The fundamental flaw in this argument is that CO2 is not like the air-quality damaging pollutants subject to existing EPA and CARB emission standards.  For smog-forming pollutants such as nitrogen oxides, both EPA and CARB specify how many grams per mile individual vehicles may emit. That’s not how CARB regulation of GHG emissions would work. There would not be two types of vehicles, “California” and “federal.” Rather, the CARB standards specify the CO2-equivalent grams per mile that each automaker must attain on average for the fleet it delivers for sale. In other words, the CARB program implicitly specifies fleet-average fuel economy.

This is a radical departure from previous EPA and CARB emission standards, and it inexorably produces a regulatory patchwork.

Here’s why. Consumer preferences and the corresponding mix of vehicles delivered for sale differ from state to state. For example, in 2007, the Dodge Ram (with a fuel economy rating of 18.7 mpg) accounted for 20.66% of all Chrysler vehicles sold in California, but only 9.46% of all Chrysler vehicles sold in Rhode Island, and 8.43% in New Jersey. In contrast, the Jeep Grand Cherokee (with a fuel economy rating of 20.2 mpg), accounted for only 5.23% of Chrysler vehicles sold in California but 11.23% of Chrysler vehicles sold in Rhode Island, and 16.26% in New Jersey.

The number and percentage of vehicle models an auto company “delivers for sale” differ from state to state.  For any auto fleet, no two states are likely to have the same average fuel economy or CO2-equivalent grams per mile.

Thus, to comply with the CARB standards, automakers would have to adjust the “mix” of vehicles offered for sale in each state adopting those standards. In each such state, an automaker would have to “deliver for sale” enough vehicles with CO2-equivalent per mile (fuel economy) ratings above the CARB standard to offset vehicles delivered for sale with ratings below. The “mix-shuffling” required for compliance  in State A would likely be different from that required for compliance in State B, C, and so on.

Note that the CARB program would create a vehicle-rationing patchwork even if there were no competing federal fuel economy standards. As the NADA report puts it, “If CARB’s regulation were to take effect in all 50 states, the resulting 50-state patchwork would require automakers to manage 50 unique state fleets and to individually meet CARB’s standard 50 different ways.”

Since the current mix in each state is determined by consumer preference, the adjusted mix would clash with consumer preference. The most likely compliance strategy would involve “rationing larger vehicles, discounting smaller models for quick sale, or other pricing strategies that distort the market,” the NADA report warns. Is that any way to rescue the auto industry?

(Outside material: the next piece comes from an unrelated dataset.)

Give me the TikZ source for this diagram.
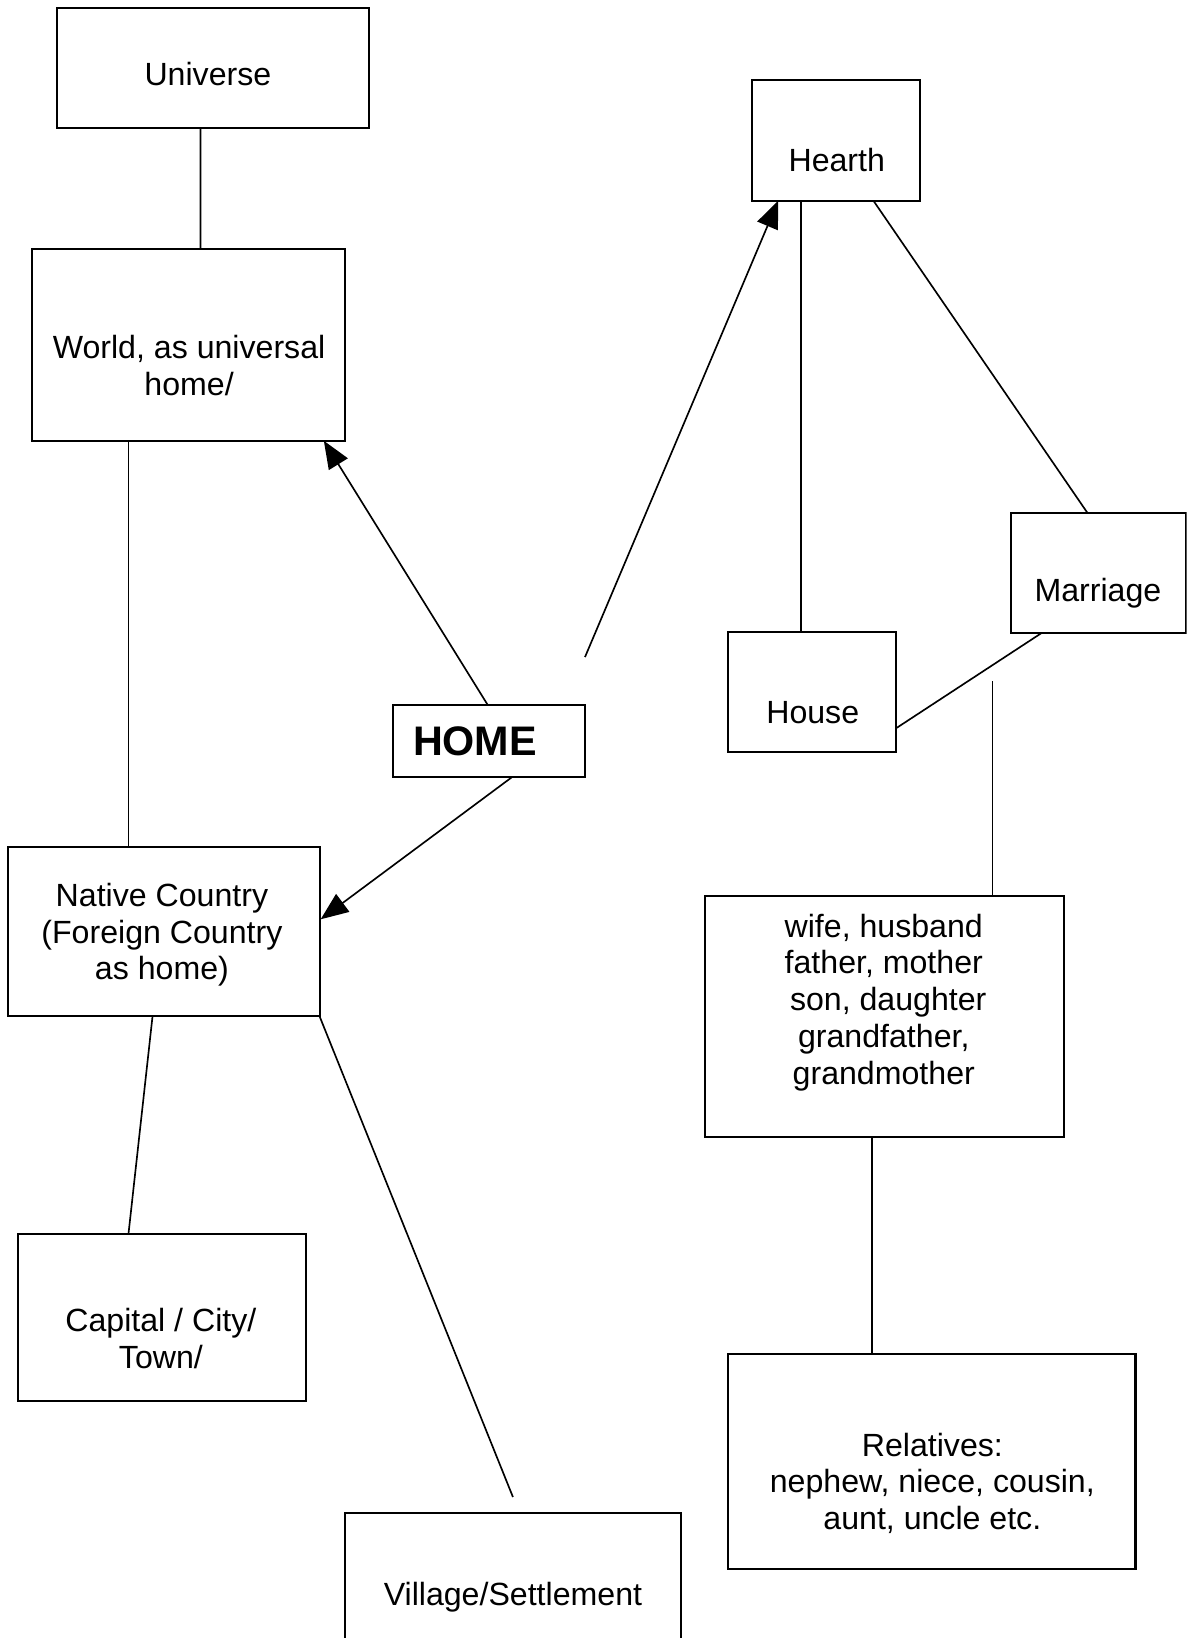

Adding insult to injury, it’s not even clear that the CARB standards would achieve any significant reduction in emissions. CARB claims that adoption of its standards by 13 states would eliminate 59% more CO2 emissions in 2020 than would compliance with federal fuel economy rules. But companies forced to “deliver for sale” smaller, lighter, more fuel-economical vehicles in the CARB states would be allowed, under the federal fuel economy program, to sell more large, heavy, gas-guzzling vehicles in non-CARB states.

Moreover,  if CARB rules restrict the supply and increase the cost of gas-guzzlers “delivered for sale” in California, for example, Californians would still be free to buy lower-priced gas guzzlers in Nevada and bring them back home. Emissions in California might go down somewhat, but auto sales, jobs, and tax revenues might go down even faster.

California politicians and environmental lobbyists talk about the CARB emissions program as if it were the greatest thing since sliced bread. Lisa Jackson would be well advised to read “Patchwork Proven” before deciding on CARB’s waiver request.